Le cirque des bidons jaunes dans les rues de Brazzaville montre combien la pénurie est frappante. Les familles restent tard dans la nuit pour recueillir de l’eau, le jour où elle coule du robinet. Et pourtant, la société de distribution d’eau n’a jamais annoncé une pénurie, elle subirait les effets de délestages du courant. « En plus, comme il n’y a jamais eu de l’eau en permanence dans les quartiers de Brazzaville, souvent on s’en accommode », indique un habitant de Bacongo, près du marché Total.

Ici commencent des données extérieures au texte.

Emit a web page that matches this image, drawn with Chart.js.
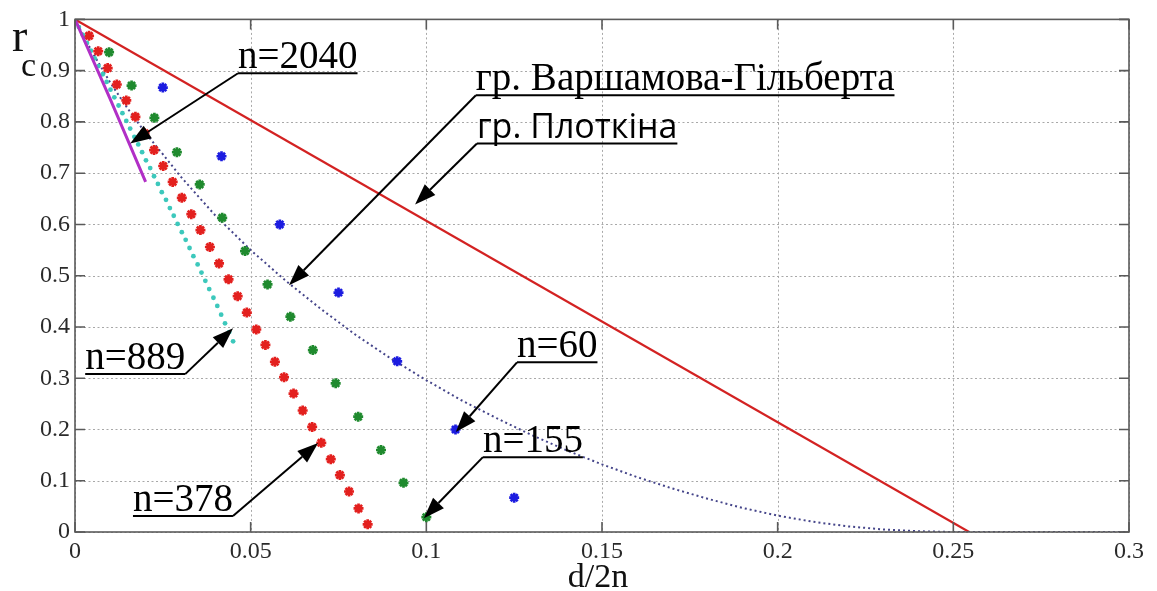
<!DOCTYPE html>
<html>
<head>
<meta charset="utf-8">
<script src="https://cdn.jsdelivr.net/npm/chart.js@4.4.1/dist/chart.umd.min.js"></script>
<style>
  html, body { margin: 0; padding: 0; background: #ffffff; }
  #wrap { width: 1157px; height: 591px; position: relative; }
</style>
</head>
<body>
<div id="wrap"><canvas id="c" width="1157" height="591"></canvas></div>
<script>
// Axis ticks
const xTicks = [0, 0.05, 0.1, 0.15, 0.2, 0.25, 0.3];
const xTickLabels = ['0', '0.05', '0.1', '0.15', '0.2', '0.25', '0.3'];
const yTicks = [0, 0.1, 0.2, 0.3, 0.4, 0.5, 0.6, 0.7, 0.8, 0.9, 1];
const yTickLabels = ['0', '0.1', '0.2', '0.3', '0.4', '0.5', '0.6', '0.7', '0.8', '0.9', '1'];

// Plotkin bound
const plotkinX = [0, 0.2545];
const plotkinY = [1, 0];

// Varshamov-Gilbert bound
const gvX = [0, 0.005, 0.01, 0.015, 0.02, 0.025, 0.03, 0.04, 0.05, 0.06, 0.07, 0.08, 0.09, 0.10,
             0.11, 0.12, 0.13, 0.14, 0.15, 0.16, 0.17, 0.18, 0.19, 0.20, 0.21, 0.22, 0.23, 0.24,
             0.25, 0.26, 0.27, 0.28, 0.29, 0.30];
const gvY = [1, 0.935, 0.877, 0.826, 0.779, 0.737, 0.694, 0.617, 0.550, 0.490, 0.435, 0.384, 0.338, 0.296,
             0.257, 0.222, 0.189, 0.159, 0.132, 0.107, 0.085, 0.065, 0.047, 0.032, 0.020, 0.011, 0.005, 0.0015,
             0, 0, 0, 0, 0, 0];

// Codes, n = 60
const n60X = [0.0250, 0.0417, 0.0583, 0.0750, 0.0917, 0.1083, 0.1250];
const n60Y = [0.867, 0.733, 0.600, 0.467, 0.333, 0.200, 0.067];

// Codes, n = 155
const n155X = [0.0097, 0.0161, 0.0226, 0.0290, 0.0355, 0.0419, 0.0484, 0.0548, 0.0613, 0.0677,
               0.0742, 0.0806, 0.0871, 0.0935, 0.1000];
const n155Y = [0.936, 0.871, 0.808, 0.741, 0.678, 0.613, 0.548, 0.483, 0.420, 0.355,
               0.290, 0.225, 0.160, 0.096, 0.029];

// Codes, n = 378
const n378X = [0.0040, 0.0066, 0.0093, 0.0119, 0.0146, 0.0172, 0.0198, 0.0225, 0.0251, 0.0278,
               0.0304, 0.0331, 0.0357, 0.0384, 0.0410, 0.0437, 0.0463, 0.0489, 0.0516, 0.0542,
               0.0569, 0.0595, 0.0622, 0.0648, 0.0675, 0.0701, 0.0728, 0.0754, 0.0780, 0.0807, 0.0833];
const n378Y = [0.968, 0.938, 0.905, 0.873, 0.842, 0.810, 0.778, 0.745, 0.714, 0.683,
               0.652, 0.620, 0.589, 0.556, 0.524, 0.493, 0.460, 0.428, 0.395, 0.365,
               0.332, 0.302, 0.270, 0.237, 0.205, 0.174, 0.142, 0.111, 0.079, 0.046, 0.015];

// Codes, n = 889
const n889X = [0.0011, 0.0022, 0.0034, 0.0045, 0.0056, 0.0067, 0.0079, 0.0090, 0.0101, 0.0112,
               0.0124, 0.0135, 0.0146, 0.0157, 0.0169, 0.0180, 0.0191, 0.0202, 0.0214, 0.0225,
               0.0236, 0.0247, 0.0259, 0.0270, 0.0281, 0.0292, 0.0304, 0.0315, 0.0326, 0.0337,
               0.0349, 0.0360, 0.0371, 0.0382, 0.0394, 0.0405, 0.0416, 0.0427, 0.0439, 0.0450];
const n889Y = [0.985, 0.970, 0.954, 0.939, 0.924, 0.909, 0.893, 0.878, 0.863, 0.848,
               0.832, 0.817, 0.802, 0.787, 0.771, 0.756, 0.741, 0.725, 0.710, 0.694,
               0.679, 0.663, 0.648, 0.632, 0.617, 0.601, 0.585, 0.570, 0.554, 0.538,
               0.522, 0.506, 0.490, 0.474, 0.457, 0.441, 0.424, 0.407, 0.390, 0.372];

// Codes, n = 2040
const n2040X = [0, 0.0100, 0.0201];
const n2040Y = [1, 0.845, 0.683];

const pts = (xs, ys) => xs.map((x, i) => ({ x: x, y: ys[i] }));

// Callout labels: text anchored at (x, y) in data units, y = underline level,
// arrow leaves the underline at its left or right end and points to (tipX, tipY).
const SERIF = '"Liberation Serif", "Times New Roman", serif';
const callouts = [
  { text: 'n=2040', font: '39px ' + SERIF, x: 0.0464, y: 0.895, side: 'left', tipX: 0.0157, tipY: 0.758 },
  { text: 'гр. Варшамова-Гільберта', font: '39px ' + SERIF, x: 0.1141, y: 0.852, side: 'left', tipX: 0.0609, tipY: 0.4815 },
  { text: 'гр. Плоткіна', font: '34px "Open Sans", sans-serif', x: 0.1144, y: 0.758, side: 'left', tipX: 0.0968, tipY: 0.639 },
  { text: 'n=889', font: '39px ' + SERIF, x: 0.0029, y: 0.308, side: 'right', tipX: 0.0450, tipY: 0.3977 },
  { text: 'n=378', font: '39px ' + SERIF, x: 0.0165, y: 0.031, side: 'right', tipX: 0.0692, tipY: 0.1735 },
  { text: 'n=60', font: '39px ' + SERIF, x: 0.1258, y: 0.331, side: 'left', tipX: 0.1084, tipY: 0.195 },
  { text: 'n=155', font: '39px ' + SERIF, x: 0.1161, y: 0.146, side: 'left', tipX: 0.0993, tipY: 0.027 }
];

function arrow(ctx, x0, y0, x1, y1) {
  const ang = Math.atan2(y1 - y0, x1 - x0);
  const len = 21, half = 7.5;
  const bx = x1 - len * Math.cos(ang), by = y1 - len * Math.sin(ang);
  ctx.beginPath();
  ctx.moveTo(x0, y0);
  ctx.lineTo(bx, by);
  ctx.stroke();
  ctx.beginPath();
  ctx.moveTo(x1, y1);
  ctx.lineTo(bx + half * Math.sin(ang), by - half * Math.cos(ang));
  ctx.lineTo(bx - half * Math.sin(ang), by + half * Math.cos(ang));
  ctx.closePath();
  ctx.fill();
}

// Dotted grid behind the data
const gridPlugin = {
  id: 'dottedGrid',
  beforeDatasetsDraw(chart) {
    const { ctx, chartArea: a, scales: { x, y } } = chart;
    ctx.save();
    ctx.strokeStyle = '#a8a8a8';
    ctx.lineWidth = 1;
    ctx.setLineDash([2, 2.5]);
    xTicks.forEach(v => {
      const px = Math.round(x.getPixelForValue(v)) + 0.5;
      ctx.beginPath(); ctx.moveTo(px, a.top); ctx.lineTo(px, a.bottom); ctx.stroke();
    });
    yTicks.forEach(v => {
      const py = Math.round(y.getPixelForValue(v)) + 0.5;
      ctx.beginPath(); ctx.moveTo(a.left, py); ctx.lineTo(a.right, py); ctx.stroke();
    });
    ctx.restore();
  }
};

// Box, inner ticks, axis titles and callouts on top
const overlayPlugin = {
  id: 'overlay',
  afterDraw(chart) {
    const { ctx, chartArea: a, scales: { x, y } } = chart;
    ctx.save();
    ctx.strokeStyle = '#5a5a5a';
    ctx.lineWidth = 1.6;
    ctx.setLineDash([]);
    ctx.strokeRect(a.left, a.top, a.right - a.left, a.bottom - a.top);
    const tl = 10;
    xTicks.forEach(v => {
      const px = x.getPixelForValue(v);
      ctx.beginPath();
      ctx.moveTo(px, a.bottom); ctx.lineTo(px, a.bottom - tl);
      ctx.moveTo(px, a.top); ctx.lineTo(px, a.top + tl);
      ctx.stroke();
    });
    yTicks.forEach(v => {
      const py = y.getPixelForValue(v);
      ctx.beginPath();
      ctx.moveTo(a.left, py); ctx.lineTo(a.left + tl, py);
      ctx.moveTo(a.right, py); ctx.lineTo(a.right - tl, py);
      ctx.stroke();
    });

    // axis titles
    ctx.fillStyle = '#111';
    ctx.textBaseline = 'alphabetic';
    ctx.textAlign = 'left';
    ctx.font = '46px ' + SERIF;
    ctx.fillText('r', 12, 51);
    ctx.font = '34px ' + SERIF;
    ctx.fillText('c', 21, 76);
    ctx.textAlign = 'center';
    ctx.font = '34px ' + SERIF;
    ctx.fillText('d/2n', (a.left + a.right) / 2 - 4, 587);

    // callouts
    ctx.fillStyle = '#000';
    ctx.strokeStyle = '#000';
    ctx.lineWidth = 2;
    ctx.textAlign = 'left';
    callouts.forEach(c => {
      ctx.font = c.font;
      const w = ctx.measureText(c.text).width;
      const tx = x.getPixelForValue(c.x);
      const uy = y.getPixelForValue(c.y);
      ctx.fillText(c.text, tx, uy - 5);
      ctx.beginPath(); ctx.moveTo(tx, uy); ctx.lineTo(tx + w, uy); ctx.stroke();
      const sx = c.side === 'left' ? tx : tx + w;
      arrow(ctx, sx, uy, x.getPixelForValue(c.tipX), y.getPixelForValue(c.tipY));
    });
    ctx.restore();
  }
};

const starSet = (xs, ys, color) => ({
  data: pts(xs, ys), showLine: false, pointStyle: 'star', pointRadius: 5,
  borderColor: color, backgroundColor: color, pointBorderWidth: 2.7
});

new Chart(document.getElementById('c'), {
  type: 'scatter',
  data: {
    datasets: [
      { data: pts(n2040X, n2040Y), showLine: true, borderColor: '#b12fc6', borderWidth: 3, pointRadius: 0, order: 1 },
      { data: pts(n889X, n889Y), showLine: false, pointStyle: 'circle', pointRadius: 2.4,
        backgroundColor: '#3cc8bc', borderColor: '#3cc8bc', pointBorderWidth: 0, order: 2 },
      Object.assign(starSet(n378X, n378Y, '#e3201e'), { order: 3 }),
      Object.assign(starSet(n155X, n155Y, '#1f8a2e'), { order: 4 }),
      Object.assign(starSet(n60X, n60Y, '#1c1ce0'), { order: 5 }),
      { data: pts(gvX, gvY), showLine: true, borderColor: '#45458a', borderWidth: 2, borderDash: [2, 3],
        pointRadius: 0, order: 6 },
      { data: pts(plotkinX, plotkinY), showLine: true, borderColor: '#d32222', borderWidth: 2.2, pointRadius: 0, order: 7 }
    ]
  },
  options: {
    responsive: false,
    animation: false,
    devicePixelRatio: 1,
    events: [],
    layout: { padding: { top: 19, right: 28, left: 0, bottom: 0 } },
    plugins: { legend: { display: false }, tooltip: { enabled: false } },
    scales: {
      x: {
        type: 'linear', min: 0, max: 0.3,
        afterBuildTicks: s => { s.ticks = xTicks.map(v => ({ value: v })); },
        afterFit: s => { s.height = 59; },
        grid: { display: false, drawTicks: false },
        border: { display: false },
        ticks: {
          padding: 5, color: '#2a2a2a', maxRotation: 0, autoSkip: false,
          font: { family: '"Liberation Serif", serif', size: 24 },
          callback: (v, i) => xTickLabels[i]
        }
      },
      y: {
        type: 'linear', min: 0, max: 1,
        afterBuildTicks: s => { s.ticks = yTicks.map(v => ({ value: v })); },
        afterFit: s => { s.width = 75; },
        grid: { display: false, drawTicks: false },
        border: { display: false },
        ticks: {
          padding: 5, color: '#2a2a2a', autoSkip: false,
          font: { family: '"Liberation Serif", serif', size: 24 },
          callback: (v, i) => yTickLabels[i]
        }
      }
    }
  },
  plugins: [gridPlugin, overlayPlugin]
});
</script>
</body>
</html>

La pénurie du supercaburant est en passe de paralyser le transport en commun dans la capitale. La plupart des véhicules des particuliers sont en panne sèche. Seuls les bus, fonctionnant au gasoil, assure encore régulièrement le transport en commun. Les taximen sont obligés de doubler le prix de la course ou refuser carrément les longues distances. La Société nationales des pétroles du Congo (SNPC) et la congolaise de raffinage (CORAF) n’apportent jusque-là aucune explication.
Devant les stations-services, ont repris de longues files d’attentes de voitures. Les caprices des pompistes favorisent un trafic de bidons jaunes, malgré la vigilance des policiers. « Aujourd’hui, ils sont arrivés à 5.000 francs CFA le bidon. Ils ne veulent même plus servir les voitures, ils sont plus intéressés par ceux qui apportent les bidons. C’est vraiment triste », dénonce un chauffeur de taxi, en attente du carburant au centre-ville.
Ces trois pénuries plombent la vie à Brazzaville où les canicules atteignent parfois des degrés impressionnants. Les chaleurs sont époustouflantes, alors que les provisions pourrissent dans les frigos, faute de courant. « Et l’autre pénurie, ce sont les salaires qui n’arrivent pas », ironise un agent de la force publique.